If the RSX follows the 6800 Ultra route, it will have 24 texture samplers,
but when in use they take up an ALU slot, making the PS3 GPU in practice
even less impressive. Even if it does manage to decouple texture fetching
from ALU co-issue, it won't have enough bandwidth to fetch the textures
anyways.
For shader operations per clock, Sony is most likely counting each pixel
pipe as four ALU operations (co-issued vector+scalar) and a texture
operation per pixel pipe and 4 scalar operations for each vector pipe, for a
total of 24 * (4 + 1) + (4*4) = 136 operations per cycle or 136 * 550 = 74.8
GOps per second.
http://majornelson.com/wp/images/moreimages/index.3.gif
Given the Xbox 360 GPU's multithreading and balanced design, you really
can't
compare the two systems in terms of shading operations per clock. However,
the Xbox 360's GPU can do 48 ALU operations (each can do a vector4 and
scalar op per clock), 16 texture fetches, 32 control flow operations, and 16
programmable vertex fetch operations with tessellation per clock for a total
of 48*2 + 16 + 32 + 16 = 160 operations per cycle or 160 * 500 = 80 GOps per
second.
Overall, the automatic shader load balancing, memory export features,
programmable vertex fetching, programmable triangle tesselator, full rate
texture fetching in the vertex shader, and other "well beyond shader model
3.0" features of the Xbox 360 GPU should also contribute to overall
rendering performance.
Bandwidth
The PS3 has 22.4 GB/s of GDDR3 bandwidth and 25.6 GB/s of RDRAM bandwidth
for a total system bandwidth of 48 GB/s.
The Xbox 360 has 22.4 GB/s of GDDR3 bandwidth and a 256 GB/s of EDRAM
bandwidth for a total of 278.4 GB/s total system bandwidth.
http://majornelson.com/wp/images/moreimages/index.4.gif
Why does the Xbox 360 have such an extreme amount of bandwidth? Even the
simplest calculations show that a large amount of bandwidth is consumed by
the frame buffer. For example, with simple color rendering and Z testing at
550 MHz the frame buffer alone requires 52.8 GB/s at 8 pixels per clock. The
PS3's memory bandwidth is insufficient to maintain its GPU's peak rendering
speed, even without texture and vertex fetches.

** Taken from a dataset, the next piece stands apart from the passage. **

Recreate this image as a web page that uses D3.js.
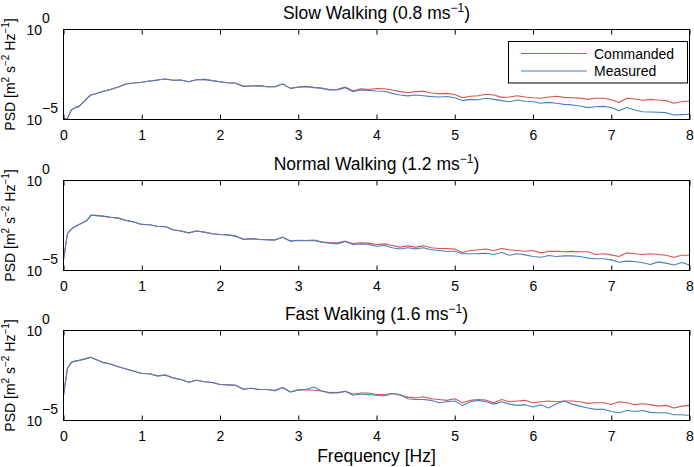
<!DOCTYPE html>
<html>
<head>
<meta charset="utf-8">
<script src="https://cdn.jsdelivr.net/npm/d3@7"></script>
<style>
  body { margin: 0; background: #fff; }
  svg { display: block; font-family: "Liberation Sans", Arial, sans-serif; }
</style>
</head>
<body>
<svg id="chart" width="694" height="467"></svg>
<script>
// ---------------- DATA ----------------
const frequencies = [0,0.05,0.1,0.15,0.2,0.3,0.35,0.4,
  0.5,0.6,0.7,0.8,0.9,
  1.0,1.1,1.2,1.3,1.4,1.5,1.6,1.7,1.8,1.9,
  2.0,2.1,2.2,2.3,2.4,2.5,2.6,2.7,2.8,2.9,
  3.0,3.1,3.2,3.3,3.4,3.5,3.6,3.7,3.8,3.9,
  4.0,4.1,4.2,4.3,4.4,4.5,4.6,4.7,4.8,4.9,
  5.0,5.1,5.2,5.3,5.4,5.5,5.6,5.7,5.8,5.9,
  6.0,6.1,6.2,6.3,6.4,6.5,6.6,6.7,6.8,6.9,
  7.0,7.1,7.2,7.3,7.4,7.5,7.6,7.7,7.8,7.9,
  8.0];

// log10(PSD) values
const slowCommandedLog10 = [-5.0,-4.93,-4.47,-4.34,-4.27,-3.82,-3.64,-3.58,
  -3.44,-3.33,-3.19,-3.03,-2.97,
  -2.93,-2.86,-2.81,-2.75,-2.82,-2.81,-2.9,-2.79,-2.77,-2.84,
  -2.9,-2.96,-2.99,-3.16,-3.14,-3.12,-3.18,-3.18,-3.03,-3.27,
  -3.19,-3.16,-3.21,-3.25,-3.33,-3.32,-3.2,-3.4,-3.3,-3.33,
  -3.28,-3.29,-3.36,-3.45,-3.51,-3.45,-3.43,-3.53,-3.56,-3.55,
  -3.61,-3.79,-3.71,-3.68,-3.6,-3.64,-3.77,-3.75,-3.68,-3.75,
  -3.79,-3.82,-3.75,-3.71,-3.77,-3.79,-3.81,-3.88,-3.82,-3.82,
  -3.9,-4.05,-3.82,-3.86,-3.93,-3.88,-3.92,-3.95,-4.1,-4.01,
  -3.97];
const slowMeasuredLog10 = [-5.0,-4.93,-4.47,-4.34,-4.27,-3.82,-3.64,-3.58,
  -3.44,-3.33,-3.19,-3.03,-2.97,
  -2.93,-2.86,-2.81,-2.75,-2.82,-2.81,-2.9,-2.79,-2.77,-2.84,
  -2.9,-2.96,-2.99,-3.16,-3.14,-3.12,-3.18,-3.18,-3.03,-3.27,
  -3.21,-3.18,-3.23,-3.27,-3.36,-3.36,-3.23,-3.46,-3.36,-3.38,
  -3.42,-3.43,-3.55,-3.64,-3.69,-3.64,-3.68,-3.73,-3.75,-3.72,
  -3.79,-3.95,-3.88,-3.9,-3.82,-3.88,-3.95,-4.01,-3.92,-3.99,
  -4.01,-4.1,-4.05,-4.1,-4.16,-4.19,-4.25,-4.34,-4.29,-4.27,
  -4.33,-4.51,-4.33,-4.47,-4.57,-4.58,-4.6,-4.62,-4.75,-4.73,
  -4.71];

const normalCommandedLog10 = [-4.4,-2.96,-2.69,-2.56,-2.44,-2.22,-1.94,-1.94,
  -1.98,-2.04,-2.09,-2.22,-2.3,
  -2.44,-2.46,-2.54,-2.56,-2.74,-2.81,-2.91,-2.81,-2.87,-2.96,
  -3.0,-3.02,-3.09,-3.27,-3.23,-3.26,-3.28,-3.3,-3.15,-3.36,
  -3.32,-3.33,-3.31,-3.41,-3.45,-3.46,-3.37,-3.5,-3.46,-3.48,
  -3.56,-3.52,-3.61,-3.7,-3.63,-3.7,-3.63,-3.74,-3.78,-3.78,
  -3.81,-4.0,-3.89,-3.85,-3.81,-3.89,-3.78,-3.85,-3.89,-3.93,
  -3.89,-4.02,-3.94,-3.93,-3.96,-3.94,-3.96,-3.96,-4.11,-4.07,
  -4.13,-4.22,-4.02,-4.07,-4.11,-4.07,-4.11,-4.15,-4.26,-4.15,
  -4.15];
const normalMeasuredLog10 = [-4.4,-2.96,-2.69,-2.56,-2.44,-2.22,-1.94,-1.94,
  -1.98,-2.04,-2.09,-2.22,-2.3,
  -2.44,-2.46,-2.54,-2.56,-2.74,-2.81,-2.91,-2.81,-2.87,-2.96,
  -3.0,-3.02,-3.09,-3.28,-3.24,-3.28,-3.3,-3.31,-3.15,-3.37,
  -3.33,-3.35,-3.33,-3.43,-3.48,-3.52,-3.39,-3.55,-3.52,-3.55,
  -3.65,-3.61,-3.74,-3.81,-3.74,-3.8,-3.74,-3.85,-3.89,-3.93,
  -3.93,-4.07,-4.07,-4.06,-4.04,-4.11,-4.0,-4.15,-4.07,-4.13,
  -4.22,-4.26,-4.17,-4.22,-4.19,-4.19,-4.22,-4.31,-4.35,-4.35,
  -4.41,-4.54,-4.48,-4.5,-4.57,-4.67,-4.52,-4.59,-4.69,-4.56,
  -4.69];

const fastCommandedLog10 = [-3.6,-2.11,-1.77,-1.7,-1.66,-1.55,-1.49,-1.58,
  -1.77,-1.86,-2.01,-2.14,-2.26,
  -2.39,-2.4,-2.52,-2.48,-2.63,-2.72,-2.87,-2.76,-2.85,-2.89,
  -3.0,-3.02,-3.04,-3.26,-3.21,-3.28,-3.28,-3.34,-3.17,-3.42,
  -3.3,-3.29,-3.32,-3.36,-3.45,-3.44,-3.38,-3.53,-3.47,-3.47,
  -3.56,-3.56,-3.5,-3.6,-3.7,-3.75,-3.68,-3.79,-3.83,-3.88,
  -3.79,-4.01,-3.88,-3.83,-3.87,-4.01,-3.83,-3.96,-3.92,-3.88,
  -4.01,-3.96,-3.92,-3.96,-3.92,-3.92,-3.96,-4.05,-4.01,-4.01,
  -4.11,-3.96,-4.01,-4.12,-4.07,-4.12,-4.2,-4.16,-4.31,-4.2,
  -4.16];
const fastMeasuredLog10 = [-3.6,-2.11,-1.77,-1.7,-1.66,-1.55,-1.49,-1.58,
  -1.77,-1.86,-2.01,-2.14,-2.26,
  -2.39,-2.4,-2.52,-2.48,-2.63,-2.72,-2.87,-2.76,-2.85,-2.89,
  -3.0,-3.02,-3.04,-3.26,-3.21,-3.28,-3.28,-3.34,-3.17,-3.42,
  -3.3,-3.28,-3.14,-3.36,-3.47,-3.47,-3.38,-3.6,-3.53,-3.56,
  -3.6,-3.64,-3.5,-3.56,-3.79,-3.83,-3.83,-3.88,-4.01,-3.96,
  -3.92,-4.16,-3.96,-3.88,-3.96,-4.09,-3.96,-4.09,-4.16,-4.12,
  -4.25,-4.12,-4.31,-4.07,-3.92,-4.09,-4.2,-4.31,-4.38,-4.38,
  -4.5,-4.57,-4.44,-4.5,-4.44,-4.55,-4.57,-4.57,-4.68,-4.68,
  -4.72];

const panelTitles = ["Slow Walking (0.8 ms", "Normal Walking (1.2 ms", "Fast Walking (1.6 ms"];
const seriesNames = ["Commanded", "Measured"];
const xTickValues = [0,1,2,3,4,5,6,7,8];
const yTickExponents = [0, -5];
const xAxisLabel = "Frequency [Hz]";

// ---------------- LAYOUT ----------------
const svg = d3.select("#chart");
const left = 63.5, right = 689.5, plotH = 90;
const tops = [29.5, 180.5, 330.5];
const colors = ["#d9534f", "#4a7fc1"];
const panels = [
  [slowCommandedLog10, slowMeasuredLog10],
  [normalCommandedLog10, normalMeasuredLog10],
  [fastCommandedLog10, fastMeasuredLog10]
];

const x = d3.scaleLinear().domain([0, 8]).range([left, right]);

panels.forEach((series, p) => {
  const top = tops[p], bottom = top + plotH;
  const y = d3.scaleLog().domain([1e-5, 1]).range([bottom, top]);
  const g = svg.append("g");

  const clipId = "clip" + p;
  svg.append("clipPath").attr("id", clipId).append("rect")
    .attr("x", left).attr("y", top).attr("width", right - left).attr("height", plotH);

  const line = d3.line()
    .x((d, i) => x(frequencies[i]))
    .y(d => y(Math.pow(10, d)));

  series.forEach((vals, s) => {
    g.append("path")
      .attr("clip-path", `url(#${clipId})`)
      .attr("d", line(vals))
      .attr("fill", "none")
      .attr("stroke", colors[s])
      .attr("stroke-width", 1.1)
      .attr("stroke-linejoin", "round");
  });

  // box
  g.append("rect").attr("x", left).attr("y", top).attr("width", right - left).attr("height", plotH)
    .attr("fill", "none").attr("stroke", "#000").attr("stroke-width", 1);

  // bottom axis ticks (inward) + labels
  const bAxis = d3.axisBottom(x).tickValues(xTickValues).tickSizeInner(-5).tickSizeOuter(0)
    .tickPadding(10).tickFormat(d3.format("d"));
  const ba = g.append("g").attr("transform", `translate(0,${bottom})`).call(bAxis);
  ba.select(".domain").remove();
  ba.selectAll("text").attr("font-size", 14).attr("fill", "#000")
    .attr("font-family", "Liberation Sans, Arial, sans-serif").attr("dy", "0.76em");
  ba.selectAll("line").attr("stroke", "#000");

  // top ticks
  const tAxis = d3.axisTop(x).tickValues(xTickValues).tickSizeInner(-5).tickSizeOuter(0).tickFormat("");
  const ta = g.append("g").attr("transform", `translate(0,${top})`).call(tAxis);
  ta.select(".domain").remove();
  ta.selectAll("line").attr("stroke", "#000");

  // y tick labels 10^e
  yTickExponents.forEach(e => {
    const yy = y(Math.pow(10, e));
    g.append("text").attr("x", 42).attr("y", yy + 5).attr("text-anchor", "end")
      .attr("font-size", 14).text("10");
    g.append("text").attr("x", 42).attr("y", yy - 7).attr("text-anchor", "start")
      .attr("font-size", 14).text(e < 0 ? "\u2212" + Math.abs(e) : String(e));
  });

  // y label
  const ylab = g.append("text")
    .attr("transform", `translate(15,${(top + bottom) / 2}) rotate(-90)`)
    .attr("text-anchor", "middle").attr("font-size", 14);
  ylab.append("tspan").text("PSD [m");
  ylab.append("tspan").attr("dy", -6).attr("font-size", 10).text("2");
  ylab.append("tspan").attr("dy", 6).text(" s");
  ylab.append("tspan").attr("dy", -6).attr("font-size", 10).text("\u22122");
  ylab.append("tspan").attr("dy", 6).text(" Hz");
  ylab.append("tspan").attr("dy", -6).attr("font-size", 10).text("\u22121");
  ylab.append("tspan").attr("dy", 6).text("]");

  // title
  const t = g.append("text").attr("x", (left + right) / 2).attr("y", top - 10.5)
    .attr("text-anchor", "middle").attr("font-size", 17.5);
  t.append("tspan").text(panelTitles[p]);
  t.append("tspan").attr("dy", -7).attr("font-size", 12).text("\u22121");
  t.append("tspan").attr("dy", 7).text(")");

  // legend in first panel
  if (p === 0) {
    const lx = 508, ly = 41, lw = 179, lh = 41.5;
    const lg = g.append("g");
    lg.append("rect").attr("x", lx + 0.5).attr("y", ly + 0.5).attr("width", lw).attr("height", lh)
      .attr("fill", "#fff").attr("stroke", "#000");
    seriesNames.forEach((name, i) => {
      const yy = ly + 12.5 + i * 17.5;
      lg.append("line").attr("x1", 521).attr("x2", 587).attr("y1", yy).attr("y2", yy)
        .attr("stroke", colors[i]).attr("stroke-width", 1.1);
      lg.append("text").attr("x", 594).attr("y", yy + 5).attr("font-size", 14).text(name);
    });
  }
});

svg.append("text").attr("x", (left + right) / 2).attr("y", 461.5).attr("text-anchor", "middle")
  .attr("font-size", 17.5).text(xAxisLabel);
</script>
</body>
</html>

The PS3 uses Z and color compression to try to compensate for the lack of
memory bandwidth. The problem with Z and color compression is that the
compression breaks down quickly when rendering complex next-generation 3D
scenes.
HDR, alpha-blending, and anti-aliasing require even more memory bandwidth.
This is why Xbox 360 has 256 GB/s bandwidth reserved just for the frame
buffer. This allows the Xbox 360 GPU to do Z testing, HDR, and alpha blended
color rendering with 4X MSAA at full rate and still have the entire main bus
bandwidth of 22.4 GB/s left over for textures and vertices.
CONCLUSION
When you break down the numbers, Xbox 360 has provably more performance than
PS3. Keep in mind that Sony has a track record of over promising and under
delivering on technical performance. The truth is that both systems pack a
lot of power for high definition games and entertainment.
However, hardware performance, while important, is only a third of the
puzzle. Xbox 360 is a fusion of hardware, software and services. Without the
software and services to power it, even the most powerful hardware becomes
inconsequential. Xbox 360 games-by leveraging cutting-edge hardware,
software, and services-will outperform the PlayStation 3.